Our pub

The Railway Refreshment Rooms at Bridgnorth Station were first opened during 1861 under a temporary licence obtained by Browning and Co of Paddington. Very little is known of this firm, who appear to be a catering firm possibly contracted by the GWR.
Although the line was not yet fully operational (an expected date had been mooted as September 1861), there was enough trade to justify operation, including from those still working on the line itself.
In building the station, the Severn Valley Railway (the original one!) had demolished three local alehouses – The Sun, which moved to Listley Street and became The Rising Sun; the Hollybush, located on the opposite side of the road to the station, and The Fiddle, now supporting the embankment by the demolished road bridge to the tunnel. It also forced The George, which was originally where the coal wharfs are now, to its present position across the road. There is a very full account of the court cases in the Bridgnorth Journal 1858/9.
The line finally opened to the public on 1 February 1862, following a very successful inauguration dinner given the day before in the Assembly Rooms, Bridgnorth by Mr and Mrs Thomas Whitefoot, the proprietor of the Crown and Royal Hotel in the High Street (which remains today as The Crown, though in a rather different guise).

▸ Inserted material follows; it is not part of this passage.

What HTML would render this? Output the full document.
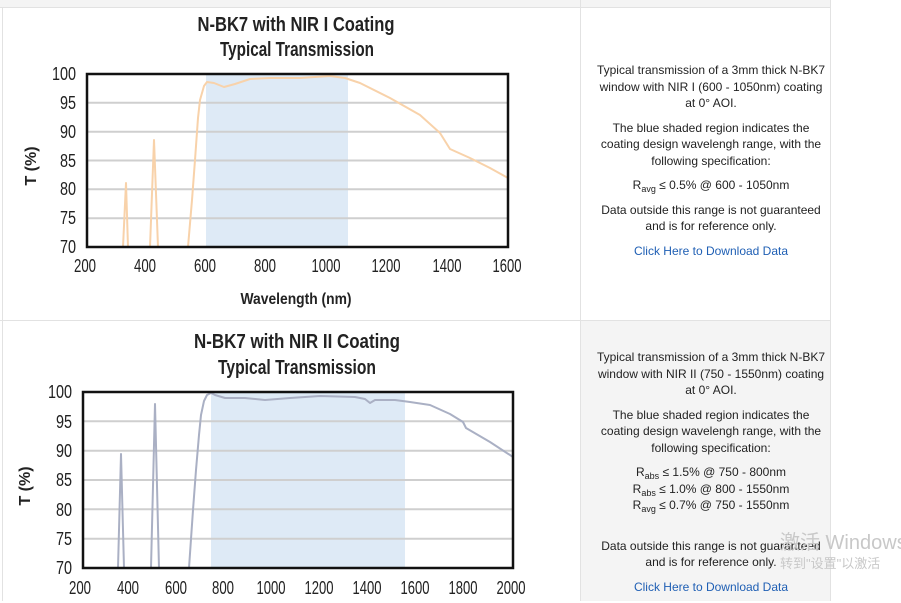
<!DOCTYPE html>
<html><head><meta charset="utf-8"><style>
html,body{margin:0;padding:0;background:#fff;width:901px;height:601px;overflow:hidden;font-family:"Liberation Sans","Noto Sans CJK SC",sans-serif}
.t{position:absolute;left:593px;width:236px;text-align:center;font-size:12px;color:#222;line-height:16.5px}
.t p{margin:0 0 8px 0}
a{color:#1f5fb4;text-decoration:none}
sub{font-size:9px;vertical-align:-3px;line-height:0}
</style></head><body>
<svg width="901" height="601" style="position:absolute;left:0;top:0" font-family="Liberation Sans, sans-serif">
<rect x="0" y="0" width="831" height="7" fill="#f4f4f4"/>
<rect x="581" y="321" width="249" height="280" fill="#f4f4f4"/>
<line x1="0" y1="7.5" x2="831" y2="7.5" stroke="#e2e2e2"/>
<line x1="0" y1="320.5" x2="831" y2="320.5" stroke="#e2e2e2"/>
<line x1="2.5" y1="7" x2="2.5" y2="601" stroke="#e2e2e2"/>
<line x1="580.5" y1="0" x2="580.5" y2="601" stroke="#e2e2e2"/>
<line x1="830.5" y1="0" x2="830.5" y2="601" stroke="#e2e2e2"/>

<!-- chart 1 -->
<g font-weight="bold" fill="#222">
<text x="296" y="31" text-anchor="middle" font-size="20" textLength="197" lengthAdjust="spacingAndGlyphs">N-BK7 with NIR I Coating</text>
<text x="297" y="56" text-anchor="middle" font-size="20" textLength="154" lengthAdjust="spacingAndGlyphs">Typical Transmission</text>
</g>
<rect x="206" y="74" width="142" height="173" fill="#deeaf6"/>
<g stroke="#cfcfcf" stroke-width="2">
<line x1="87" x2="508" y1="102.8" y2="102.8"/><line x1="87" x2="508" y1="131.7" y2="131.7"/>
<line x1="87" x2="508" y1="160.5" y2="160.5"/><line x1="87" x2="508" y1="189.3" y2="189.3"/>
<line x1="87" x2="508" y1="218.2" y2="218.2"/>
</g>
<g fill="none" stroke="#f8d2aa" stroke-width="2" stroke-linejoin="round">
<polyline points="123,247 126,183 128,247"/>
<polyline points="150,247 154,140 158,247"/>
<polyline points="188,247 192,200 195,160 198,118 200,100 204,86 207,82 214,83 224,87 235,84 250,79 270,78 300,78 330,76 345,78 360,83 390,98 420,115 440,133 450,149 470,158 490,168 508,178"/>
</g>
<rect x="87" y="74" width="421" height="173" fill="none" stroke="#111" stroke-width="2.5"/>
<g font-size="18" fill="#222" text-anchor="end" lengthAdjust="spacingAndGlyphs">
<text x="76" y="80" textLength="24" lengthAdjust="spacingAndGlyphs">100</text>
<text x="76" y="109" textLength="16" lengthAdjust="spacingAndGlyphs">95</text><text x="76" y="138" textLength="16" lengthAdjust="spacingAndGlyphs">90</text><text x="76" y="167" textLength="16" lengthAdjust="spacingAndGlyphs">85</text>
<text x="76" y="195" textLength="16" lengthAdjust="spacingAndGlyphs">80</text><text x="76" y="224" textLength="16" lengthAdjust="spacingAndGlyphs">75</text><text x="76" y="253" textLength="16" lengthAdjust="spacingAndGlyphs">70</text>
</g>
<g font-size="18" fill="#222" text-anchor="middle">
<text x="85" y="272" textLength="22" lengthAdjust="spacingAndGlyphs">200</text><text x="145" y="272" textLength="22" lengthAdjust="spacingAndGlyphs">400</text><text x="205" y="272" textLength="22" lengthAdjust="spacingAndGlyphs">600</text>
<text x="265" y="272" textLength="22" lengthAdjust="spacingAndGlyphs">800</text><text x="326" y="272" textLength="29" lengthAdjust="spacingAndGlyphs">1000</text><text x="386" y="272" textLength="29" lengthAdjust="spacingAndGlyphs">1200</text>
<text x="447" y="272" textLength="29" lengthAdjust="spacingAndGlyphs">1400</text><text x="507" y="272" textLength="29" lengthAdjust="spacingAndGlyphs">1600</text>
</g>
<text x="296" y="304" text-anchor="middle" font-size="16" font-weight="bold" fill="#222" textLength="111" lengthAdjust="spacingAndGlyphs">Wavelength (nm)</text>
<text transform="translate(36,166) rotate(-90)" text-anchor="middle" font-size="16" font-weight="bold" fill="#222">T (%)</text>

<!-- chart 2 -->
<g font-weight="bold" fill="#222">
<text x="297" y="348" text-anchor="middle" font-size="20" textLength="206" lengthAdjust="spacingAndGlyphs">N-BK7 with NIR II Coating</text>
<text x="297" y="374" text-anchor="middle" font-size="20" textLength="158" lengthAdjust="spacingAndGlyphs">Typical Transmission</text>
</g>
<rect x="211" y="392" width="194" height="176" fill="#deeaf6"/>
<g stroke="#cfcfcf" stroke-width="2">
<line x1="83" x2="513" y1="421.3" y2="421.3"/><line x1="83" x2="513" y1="450.7" y2="450.7"/>
<line x1="83" x2="513" y1="480" y2="480"/><line x1="83" x2="513" y1="509.3" y2="509.3"/>
<line x1="83" x2="513" y1="538.7" y2="538.7"/>
</g>
<g fill="none" stroke="#aab0c4" stroke-width="2" stroke-linejoin="round">
<polyline points="118,568 121,454 124,568"/>
<polyline points="151,568 155,404 159,568"/>
<polyline points="189,568 193,510 196,470 199,435 201,415 204,401 207,395 211,393 215,395 225,398 245,398 265,400 290,398 320,396 355,397 365,399 370,403 375,400 395,400 410,402 430,405 450,414 463,422 466,428 490,442 513,457"/>
</g>
<rect x="83" y="392" width="430" height="176" fill="none" stroke="#111" stroke-width="2.5"/>
<g font-size="18" fill="#222" text-anchor="end">
<text x="72" y="398" textLength="24" lengthAdjust="spacingAndGlyphs">100</text>
<text x="72" y="428" textLength="16" lengthAdjust="spacingAndGlyphs">95</text><text x="72" y="457" textLength="16" lengthAdjust="spacingAndGlyphs">90</text><text x="72" y="486" textLength="16" lengthAdjust="spacingAndGlyphs">85</text>
<text x="72" y="516" textLength="16" lengthAdjust="spacingAndGlyphs">80</text><text x="72" y="545" textLength="16" lengthAdjust="spacingAndGlyphs">75</text><text x="72" y="574" textLength="16" lengthAdjust="spacingAndGlyphs">70</text>
</g>
<g font-size="18" fill="#222" text-anchor="middle">
<text x="80" y="594" textLength="22" lengthAdjust="spacingAndGlyphs">200</text><text x="128" y="594" textLength="22" lengthAdjust="spacingAndGlyphs">400</text><text x="176" y="594" textLength="22" lengthAdjust="spacingAndGlyphs">600</text>
<text x="223" y="594" textLength="22" lengthAdjust="spacingAndGlyphs">800</text><text x="271" y="594" textLength="29" lengthAdjust="spacingAndGlyphs">1000</text><text x="319" y="594" textLength="29" lengthAdjust="spacingAndGlyphs">1200</text>
<text x="367" y="594" textLength="29" lengthAdjust="spacingAndGlyphs">1400</text><text x="415" y="594" textLength="29" lengthAdjust="spacingAndGlyphs">1600</text>
<text x="463" y="594" textLength="29" lengthAdjust="spacingAndGlyphs">1800</text><text x="511" y="594" textLength="29" lengthAdjust="spacingAndGlyphs">2000</text>
</g>
<text transform="translate(30,486) rotate(-90)" text-anchor="middle" font-size="16" font-weight="bold" fill="#222">T (%)</text>
</svg>

<div class="t" style="top:62px">
<p>Typical transmission of a 3mm thick N-BK7 window with NIR I (600 - 1050nm) coating at 0° AOI.</p>
<p>The blue shaded region indicates the coating design wavelengh range, with the following specification:</p>
<p>R<sub>avg</sub> ≤ 0.5% @ 600 - 1050nm</p>
<p>Data outside this range is not guaranteed and is for reference only.</p>
<p><a>Click Here to Download Data</a></p>
</div>
<div class="t" style="top:349px">
<p>Typical transmission of a 3mm thick N-BK7 window with NIR II (750 - 1550nm) coating at 0° AOI.</p>
<p>The blue shaded region indicates the coating design wavelengh range, with the following specification:</p>
<p style="margin-bottom:24px">R<sub>abs</sub> ≤ 1.5% @ 750 - 800nm<br>R<sub>abs</sub> ≤ 1.0% @ 800 - 1550nm<br>R<sub>avg</sub> ≤ 0.7% @ 750 - 1550nm</p>
<p>Data outside this range is not guaranteed and is for reference only.</p>
<p><a>Click Here to Download Data</a></p>
</div>
<div style="position:absolute;left:780px;top:526px;font-size:20px;color:#c8c8c8;white-space:nowrap">激活 Windows</div>
<div style="position:absolute;left:780px;top:553px;font-size:13px;color:#c8c8c8;white-space:nowrap">转到"设置"以激活</div>
</body></html>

This success may have moved the Severn Valley Railway to entrust their catering services to Mr Whitefoot, so on 26 April 1862 the Railway Refreshment Rooms were fully licensed.
The Crown had several links with the railway, acting as a parcels office for the GWR and running an omnibus to meet every train, and it appears that Thomas Whitefoot was quick to see the commercial benefits resulting from the coming of the latest transport system to the town.
In 1876 Thomas Whitefoot retired from the Crown and Royal to pursue his Wine and Spirits business, and relinquished the licence of the Railway Refreshment Rooms. The licence was once again taken on by Browning and Co.
In 1891 the census returns show the position of manageress being occupied by Clara Hodgman. She remained at the rooms until about 1902, when Edward Morrall took on the licence.
Edward was no stranger to the trade, having come to Bridgnorth in the late 1860s and established a wine and spirits business in Underhill St. and later a second branch in the High St. In about 1880 he took on the Swan Hotel and by 1900 had added the Harp and Pheasant (now simply the Harp) and also The New Inn.
By 1905 he appears to have relinquished the Swan Hotel and taken on the Railway Refreshment rooms, possibly starting around 1902 as by that date William W Grantham was the manager; he remained in this position till 1913/14 when Morrall went bankrupt.
The licence then returned to the Whitefoot family, and to Thomas Whitefoot Jnr. who was by now running the family business, his father having died in 1900. Thomas Jnr. had already shown an interest in railways as in 1890 he was the deputy chairman of the Castle Hill Railway Co (then known as ‘the lift’), now the Cliff Railway. Thomas Jnr. was also an agent for Cheshire breweries and it is likely that during this period the Windmill mirror came to the Refreshment Rooms.
In 1926 Thomas sold the venture to W and HE Tanner of Shrewsbury. In the 1930s Robert C Griffiths, who until 1929 had run the George Hotel at the bottom of Station Drive, was the manager. Research has so far yielded little of the period 1940s – 50s.
Possibly around 1955 George Elias Thorpe became the licensee. He remained after 1963 when the railway closed, and by the time the preservationists arrived he was running a rather eccentric and not entirely reputable establishment. He retired in 1972.